Let’s say I want to create a model agnostic wrapper like this:
from torch import Tensor
from torch.nn import Module
class Classifier(Module):
def __init__(self, model: Module, criterion: Module, optimizer: Optimizer):
super().__init__()
self.epoch = 0
self.model = model
self.criterion = criterion
self.optimizer = optimizer
def forward(self, input: Tensor) -> Tensor:
return self.model(input)
def loss(self, output: Tensor, target: Tensor) -> Tensor:
return self.criterion(output, target)
def fit(self, input: Tensor, target: Tensor) -> tuple[Tensor, Tensor]:
self.optimizer.zero_grad()
output = self(input)
loss = self.loss(output, target)
loss.backward()
self.optimizer.step()
return output, loss
def evaluate(self, input: Tensor, target: Tensor) -> tuple[Tensor, Tensor]:
output = self(input)
loss = self.loss(output, target)
return output, loss
However let’s say I need distributed training.
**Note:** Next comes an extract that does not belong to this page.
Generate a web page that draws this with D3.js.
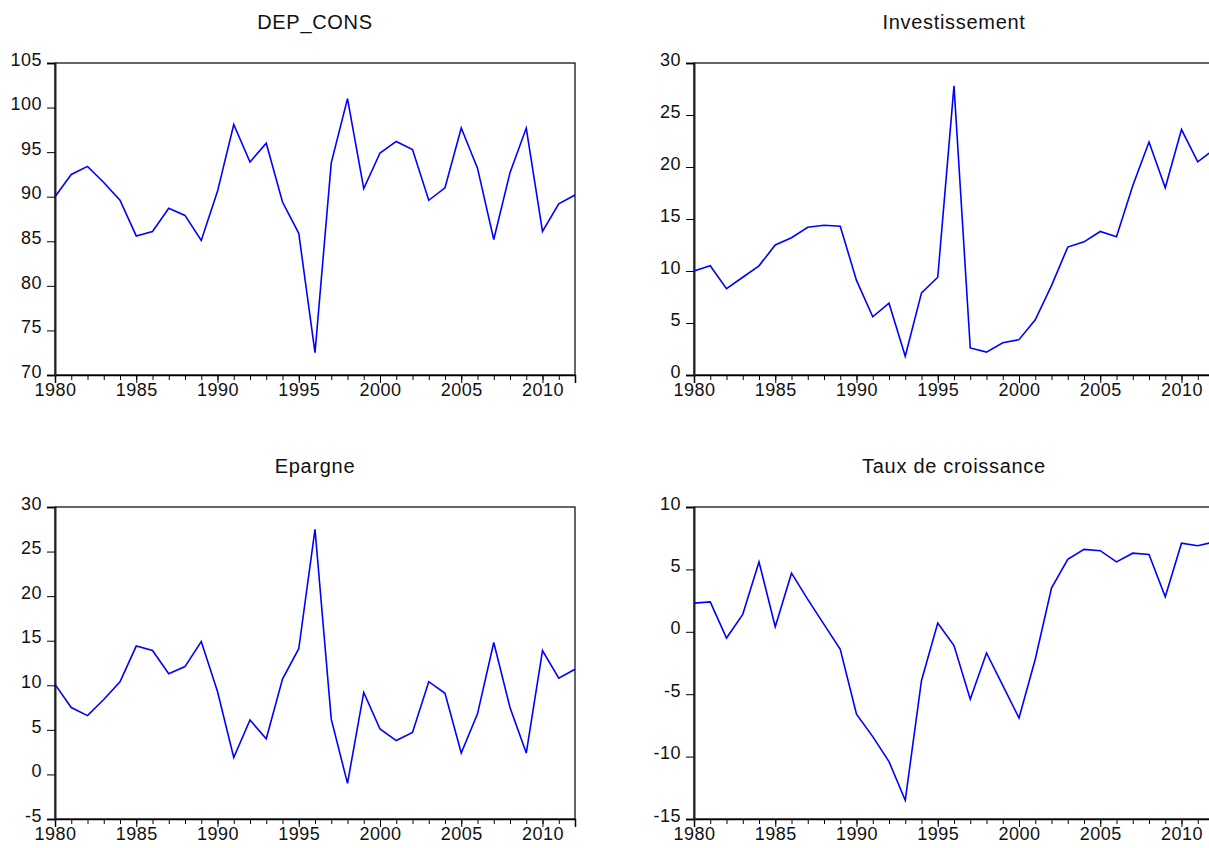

How should I approach to this with distributed data parallel? I found that data parallel don’t work well with custom methods in a module, however here I can pass a ddp module instance instead of a simple module for my classifier’s main nn, will this be ok? Or should i make my whole classifier a ddp? or should I remove the inheritance from Module in Classifier?